(Editor’s note: This article was a submission from freelance writer Mike Doran)
The Army is clogging up what should be a straight-forward process of acquiring a new sidearm with bureaucracy, an article from The Washington Times reports.
For 30 years, the Army has used the Beretta 9 mm, or the M9, as the standard-issued sidearm, but problems with malfunctions during firefights and soldier complaints of high-maintenance needs spurred the Army to search for a replacement firearm.
The Army’s micromanaging, however, has stretched the process into a 10-year nightmare for manufacturers who compete to win a contract. Sen. John McCain, Chairman of the Senate Armed Services Committee, will be issuing a report on the debacle called “America’s Most Wasted: Army’s Costly Misfire.”
In the report, Mr. McCain calls out the Army on creating difficulties in what should be an easy process, saying they have “managed to create entirely new acquisition problems for what should be a simple, straightforward purchase of a commercially available item.”

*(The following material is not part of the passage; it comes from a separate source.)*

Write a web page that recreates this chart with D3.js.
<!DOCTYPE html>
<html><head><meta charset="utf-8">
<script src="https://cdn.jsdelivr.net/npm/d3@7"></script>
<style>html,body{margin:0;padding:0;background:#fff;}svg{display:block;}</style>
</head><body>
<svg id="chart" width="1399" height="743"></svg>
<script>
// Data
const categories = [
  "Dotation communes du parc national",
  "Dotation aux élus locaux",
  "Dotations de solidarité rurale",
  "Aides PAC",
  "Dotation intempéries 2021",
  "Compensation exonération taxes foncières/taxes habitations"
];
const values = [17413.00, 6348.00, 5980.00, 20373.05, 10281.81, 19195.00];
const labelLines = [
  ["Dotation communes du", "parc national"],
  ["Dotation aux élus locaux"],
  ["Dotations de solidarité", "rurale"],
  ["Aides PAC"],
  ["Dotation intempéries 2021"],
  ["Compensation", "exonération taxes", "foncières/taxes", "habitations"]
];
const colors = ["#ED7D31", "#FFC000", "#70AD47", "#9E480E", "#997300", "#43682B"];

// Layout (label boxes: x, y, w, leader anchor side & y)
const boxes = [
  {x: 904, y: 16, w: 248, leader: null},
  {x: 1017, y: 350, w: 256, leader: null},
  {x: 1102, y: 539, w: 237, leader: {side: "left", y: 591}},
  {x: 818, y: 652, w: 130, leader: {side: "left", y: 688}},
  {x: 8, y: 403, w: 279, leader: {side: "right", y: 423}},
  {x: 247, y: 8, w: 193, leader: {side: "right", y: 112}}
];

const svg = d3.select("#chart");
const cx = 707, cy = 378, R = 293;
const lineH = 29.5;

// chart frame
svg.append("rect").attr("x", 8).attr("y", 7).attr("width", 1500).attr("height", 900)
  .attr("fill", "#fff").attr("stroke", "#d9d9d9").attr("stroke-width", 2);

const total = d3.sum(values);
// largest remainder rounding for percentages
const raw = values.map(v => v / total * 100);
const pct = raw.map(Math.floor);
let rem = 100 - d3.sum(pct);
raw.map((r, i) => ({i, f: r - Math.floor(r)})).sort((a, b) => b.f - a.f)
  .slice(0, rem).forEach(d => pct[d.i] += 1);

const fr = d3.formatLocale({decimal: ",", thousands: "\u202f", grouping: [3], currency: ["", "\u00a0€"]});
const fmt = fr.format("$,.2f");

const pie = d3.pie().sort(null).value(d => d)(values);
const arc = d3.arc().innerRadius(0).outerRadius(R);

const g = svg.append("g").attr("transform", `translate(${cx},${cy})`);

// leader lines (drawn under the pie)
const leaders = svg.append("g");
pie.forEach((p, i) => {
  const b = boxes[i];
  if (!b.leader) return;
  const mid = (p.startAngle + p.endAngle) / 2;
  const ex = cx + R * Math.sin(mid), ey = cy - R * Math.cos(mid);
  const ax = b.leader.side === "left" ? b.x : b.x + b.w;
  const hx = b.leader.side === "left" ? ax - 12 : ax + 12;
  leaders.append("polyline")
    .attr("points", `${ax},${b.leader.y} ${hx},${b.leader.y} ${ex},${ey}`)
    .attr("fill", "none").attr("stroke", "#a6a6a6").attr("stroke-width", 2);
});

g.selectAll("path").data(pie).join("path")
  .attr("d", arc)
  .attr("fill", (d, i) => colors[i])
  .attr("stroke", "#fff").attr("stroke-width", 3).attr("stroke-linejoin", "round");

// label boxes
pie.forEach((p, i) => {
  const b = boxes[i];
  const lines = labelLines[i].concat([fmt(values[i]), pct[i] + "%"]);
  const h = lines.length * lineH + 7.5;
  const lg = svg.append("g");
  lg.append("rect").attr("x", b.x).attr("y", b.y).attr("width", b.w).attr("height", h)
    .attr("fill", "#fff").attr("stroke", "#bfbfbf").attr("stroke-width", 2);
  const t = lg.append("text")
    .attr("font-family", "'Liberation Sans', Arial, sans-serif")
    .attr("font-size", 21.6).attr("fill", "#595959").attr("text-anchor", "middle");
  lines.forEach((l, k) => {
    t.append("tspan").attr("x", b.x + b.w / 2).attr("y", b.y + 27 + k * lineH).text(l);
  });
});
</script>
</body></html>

In 10 years, the Army has created 350 pages of requirements that demand the new sidearm follow strict rules on minute details like color and making sure that the size of the bore brush and paper size corresponds to existing cleaning kits. McCain calls these rules “unnecessary or anticompetitive.”
And all of this paperwork is adding to the cost per gun, $50 or about $15 million “wasted on paperwork and bureaucracy,” McCain says. But within the 350 pages of requirements there is one seemingly huge omission: there is no specification for caliber.
McCain says that the caliber is likely the most important aspect of the handgun and that not creating a requirement for the caliber will make it impossible for some manufacturers to compete.
“One of the principles of a commercial off-the-shelf acquisition is that the government must be clear on what it is seeking to buy,” he says. “This lack of clarity will likely result in top handgun makers not competing as many of them are not large defense contractors, which means that our soldiers won’t necessarily get the best handgun that commercial industry has to offer.”
But that’s not all, according to the report the Army has also given manufacturers a very short window of fewer than four months to comply with the 350 pages of rules and requirements. They also plan to select the top three competitors by mechanical firings instead of test firings by soldiers.
McCain speculates that the Army already has a manufacturer in mind, what he calls a “preferred outcome.” It would seem that the entire process been nothing but a waste in government spending and a clear example of how bureaucracy can create problems out of thin air.
What do you think: has the government muddled what should have been a simple search for a new sidearm?